### What you will do:
Below is a listing to transcribe in full and exactly; keep the pictures out.

__________

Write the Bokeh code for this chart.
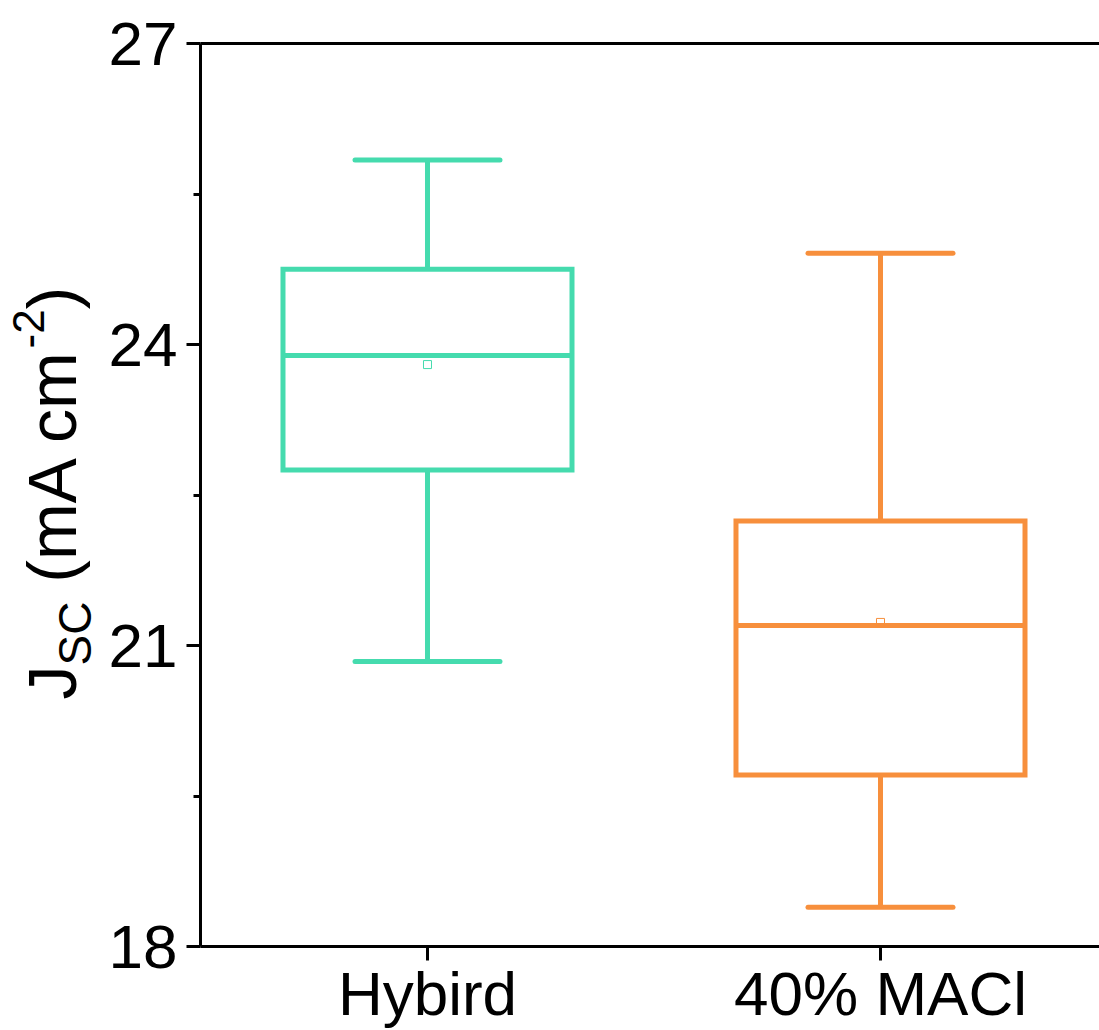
from bokeh.plotting import figure
from bokeh.models import Range1d, FixedTicker, LinearAxis, ColumnDataSource
from bokeh.layouts import row
from bokeh.core.properties import value
from bokeh.embed import file_html
from bokeh.resources import INLINE
import math

# ---- data ----
categories = ["Hybird", "40% MACl"]
positions = [1, 2]
whisker_low = [20.84, 18.39]
q1 = [22.75, 19.71]
median = [23.89, 21.20]
mean = [23.80, 21.23]
q3 = [24.75, 22.24]
whisker_high = [25.84, 24.91]
colors = ["#45DBAE", "#F78F3C"]

y_ticks = [18, 21, 24, 27]
y_minor = [19.5, 22.5, 25.5]

FONT = "Liberation Sans"
BOX_W = 0.638
CAP_W = 0.32
LW = 5

LAB_W, H = 100, 1030
TOP, BOTTOM = 43, 84          # main plot borders (frame from y=43 to y=946)

# ---- label strip (holds the rotated y-axis title with sub/superscripts) ----
# the row aligns this strip's frame with the main frame, so its y range
# spans the same pixel rows (measured from the top of the page)
lab = figure(width=LAB_W, height=H, output_backend="svg", toolbar_location=None,
             x_range=Range1d(0, LAB_W), y_range=Range1d(BOTTOM, H - TOP),
             min_border=0, x_axis_location=None, y_axis_location=None)
lab.outline_line_color = None
lab.xgrid.visible = False
lab.ygrid.visible = False

# Arial / Liberation Sans advance widths (per 1000 em)
ADV = {"J": 500, "S": 667, "C": 722, " ": 278, "(": 333, "m": 833, "A": 667,
       "c": 500, "-": 333, "2": 556, ")": 333}

F, FS, FP = 68, 46, 44
# (text, font size, baseline px from left, gap before in em of main font)
title_parts = [("J", F, 75, 0.0), ("SC", FS, 91, 0.0), ("(mA cm", F, 75, 0.278),
               ("-2", FP, 43, 0.0), (")", F, 75, 0.0)]
pos_y = 699  # start of the title run, px from top
for txt, fs, bx, gap in title_parts:
    pos_y -= gap * F
    adv = sum(ADV[ch] for ch in txt) / 1000.0 * fs
    cy = pos_y - adv / 2.0
    cx = bx - 0.35 * fs
    lab.text(x=[cx], y=[H - cy], text=[txt], angle=math.pi / 2,
             text_font=value(FONT), text_font_size=f"{fs}px", text_color="black",
             text_align="center", text_baseline="middle")
    pos_y -= adv

# ---- main plot ----
X0 = 0.4989
p = figure(width=1099 - LAB_W, height=H, output_backend="svg", toolbar_location=None,
           x_range=Range1d(X0, X0 + 899 / 453.0), y_range=Range1d(18, 27),
           min_border_left=100, min_border_right=0, min_border_top=TOP, min_border_bottom=BOTTOM)
p.outline_line_color = None
p.xgrid.visible = False
p.ygrid.visible = False

src = ColumnDataSource(dict(
    x=positions,
    left=[v - BOX_W / 2 for v in positions],
    right=[v + BOX_W / 2 for v in positions],
    cl=[v - CAP_W / 2 for v in positions],
    cr=[v + CAP_W / 2 for v in positions],
    wl=whisker_low, q1=q1, med=median, mean=mean, q3=q3, wh=whisker_high,
    color=colors,
))

p.segment(x0="x", y0="q3", x1="x", y1="wh", source=src, line_color="color", line_width=LW)
p.segment(x0="x", y0="q1", x1="x", y1="wl", source=src, line_color="color", line_width=LW)
p.segment(x0="cl", y0="wh", x1="cr", y1="wh", source=src, line_color="color", line_width=LW, line_cap="round")
p.segment(x0="cl", y0="wl", x1="cr", y1="wl", source=src, line_color="color", line_width=LW, line_cap="round")
p.quad(left="left", right="right", bottom="q1", top="q3", source=src,
       fill_color=None, line_color="color", line_width=LW, line_join="miter")
p.segment(x0="left", y0="med", x1="right", y1="med", source=src, line_color="color", line_width=LW)
p.scatter(x="x", y="mean", source=src, marker="square", size=8, fill_color=None,
          line_color="color", line_width=1)

ya = p.yaxis[0]
ya.ticker = FixedTicker(ticks=y_ticks, minor_ticks=y_minor)
ya.axis_line_width = 3
ya.major_tick_line_width = 3
ya.minor_tick_line_width = 3
ya.major_tick_out = 14
ya.major_tick_in = 0
ya.minor_tick_out = 7
ya.minor_tick_in = 0
ya.major_label_text_font = FONT
ya.major_label_text_font_size = "62px"
ya.major_label_text_color = "black"
ya.major_label_standoff = 9

xa = p.xaxis[0]
xa.ticker = FixedTicker(ticks=positions, minor_ticks=[])
xa.major_label_overrides = {pos: c for pos, c in zip(positions, categories)}
xa.axis_line_width = 3
xa.major_tick_line_width = 3
xa.major_tick_out = 14
xa.major_tick_in = 0
xa.minor_tick_out = 0
xa.minor_tick_in = 0
xa.major_label_text_font = FONT
xa.major_label_text_font_size = "62px"
xa.major_label_text_color = "black"
xa.major_label_standoff = -2

top = LinearAxis(ticker=FixedTicker(ticks=[], minor_ticks=[]), major_label_text_font_size="0px",
                 axis_line_width=3, major_tick_out=0, major_tick_in=0, minor_tick_out=0, minor_tick_in=0)
p.add_layout(top, "above")

layout = row(lab, p)
open("out.html", "w").write(file_html(layout, INLINE))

__________

### Output of the exercise:
Write the Bokeh code for this chart.
from bokeh.plotting import figure
from bokeh.models import Range1d, FixedTicker, LinearAxis, ColumnDataSource
from bokeh.layouts import row
from bokeh.core.properties import value
from bokeh.embed import file_html
from bokeh.resources import INLINE
import math

# ---- data ----
categories = ["Hybird", "40% MACl"]
positions = [1, 2]
whisker_low = [20.84, 18.39]
q1 = [22.75, 19.71]
median = [23.89, 21.20]
mean = [23.80, 21.23]
q3 = [24.75, 22.24]
whisker_high = [25.84, 24.91]
colors = ["#45DBAE", "#F78F3C"]

y_ticks = [18, 21, 24, 27]
y_minor = [19.5, 22.5, 25.5]

FONT = "Liberation Sans"
BOX_W = 0.638
CAP_W = 0.32
LW = 5

LAB_W, H = 100, 1030
TOP, BOTTOM = 43, 84          # main plot borders (frame from y=43 to y=946)

# ---- label strip (holds the rotated y-axis title with sub/superscripts) ----
# the row aligns this strip's frame with the main frame, so its y range
# spans the same pixel rows (measured from the top of the page)
lab = figure(width=LAB_W, height=H, output_backend="svg", toolbar_location=None,
             x_range=Range1d(0, LAB_W), y_range=Range1d(BOTTOM, H - TOP),
             min_border=0, x_axis_location=None, y_axis_location=None)
lab.outline_line_color = None
lab.xgrid.visible = False
lab.ygrid.visible = False

# Arial / Liberation Sans advance widths (per 1000 em)
ADV = {"J": 500, "S": 667, "C": 722, " ": 278, "(": 333, "m": 833, "A": 667,
       "c": 500, "-": 333, "2": 556, ")": 333}

F, FS, FP = 68, 46, 44
# (text, font size, baseline px from left, gap before in em of main font)
title_parts = [("J", F, 75, 0.0), ("SC", FS, 91, 0.0), ("(mA cm", F, 75, 0.278),
               ("-2", FP, 43, 0.0), (")", F, 75, 0.0)]
pos_y = 699  # start of the title run, px from top
for txt, fs, bx, gap in title_parts:
    pos_y -= gap * F
    adv = sum(ADV[ch] for ch in txt) / 1000.0 * fs
    cy = pos_y - adv / 2.0
    cx = bx - 0.35 * fs
    lab.text(x=[cx], y=[H - cy], text=[txt], angle=math.pi / 2,
             text_font=value(FONT), text_font_size=f"{fs}px", text_color="black",
             text_align="center", text_baseline="middle")
    pos_y -= adv

# ---- main plot ----
X0 = 0.4989
p = figure(width=1099 - LAB_W, height=H, output_backend="svg", toolbar_location=None,
           x_range=Range1d(X0, X0 + 899 / 453.0), y_range=Range1d(18, 27),
           min_border_left=100, min_border_right=0, min_border_top=TOP, min_border_bottom=BOTTOM)
p.outline_line_color = None
p.xgrid.visible = False
p.ygrid.visible = False

src = ColumnDataSource(dict(
    x=positions,
    left=[v - BOX_W / 2 for v in positions],
    right=[v + BOX_W / 2 for v in positions],
    cl=[v - CAP_W / 2 for v in positions],
    cr=[v + CAP_W / 2 for v in positions],
    wl=whisker_low, q1=q1, med=median, mean=mean, q3=q3, wh=whisker_high,
    color=colors,
))

p.segment(x0="x", y0="q3", x1="x", y1="wh", source=src, line_color="color", line_width=LW)
p.segment(x0="x", y0="q1", x1="x", y1="wl", source=src, line_color="color", line_width=LW)
p.segment(x0="cl", y0="wh", x1="cr", y1="wh", source=src, line_color="color", line_width=LW, line_cap="round")
p.segment(x0="cl", y0="wl", x1="cr", y1="wl", source=src, line_color="color", line_width=LW, line_cap="round")
p.quad(left="left", right="right", bottom="q1", top="q3", source=src,
       fill_color=None, line_color="color", line_width=LW, line_join="miter")
p.segment(x0="left", y0="med", x1="right", y1="med", source=src, line_color="color", line_width=LW)
p.scatter(x="x", y="mean", source=src, marker="square", size=8, fill_color=None,
          line_color="color", line_width=1)

ya = p.yaxis[0]
ya.ticker = FixedTicker(ticks=y_ticks, minor_ticks=y_minor)
ya.axis_line_width = 3
ya.major_tick_line_width = 3
ya.minor_tick_line_width = 3
ya.major_tick_out = 14
ya.major_tick_in = 0
ya.minor_tick_out = 7
ya.minor_tick_in = 0
ya.major_label_text_font = FONT
ya.major_label_text_font_size = "62px"
ya.major_label_text_color = "black"
ya.major_label_standoff = 9

xa = p.xaxis[0]
xa.ticker = FixedTicker(ticks=positions, minor_ticks=[])
xa.major_label_overrides = {pos: c for pos, c in zip(positions, categories)}
xa.axis_line_width = 3
xa.major_tick_line_width = 3
xa.major_tick_out = 14
xa.major_tick_in = 0
xa.minor_tick_out = 0
xa.minor_tick_in = 0
xa.major_label_text_font = FONT
xa.major_label_text_font_size = "62px"
xa.major_label_text_color = "black"
xa.major_label_standoff = -2

top = LinearAxis(ticker=FixedTicker(ticks=[], minor_ticks=[]), major_label_text_font_size="0px",
                 axis_line_width=3, major_tick_out=0, major_tick_in=0, minor_tick_out=0, minor_tick_in=0)
p.add_layout(top, "above")

layout = row(lab, p)
open("out.html", "w").write(file_html(layout, INLINE))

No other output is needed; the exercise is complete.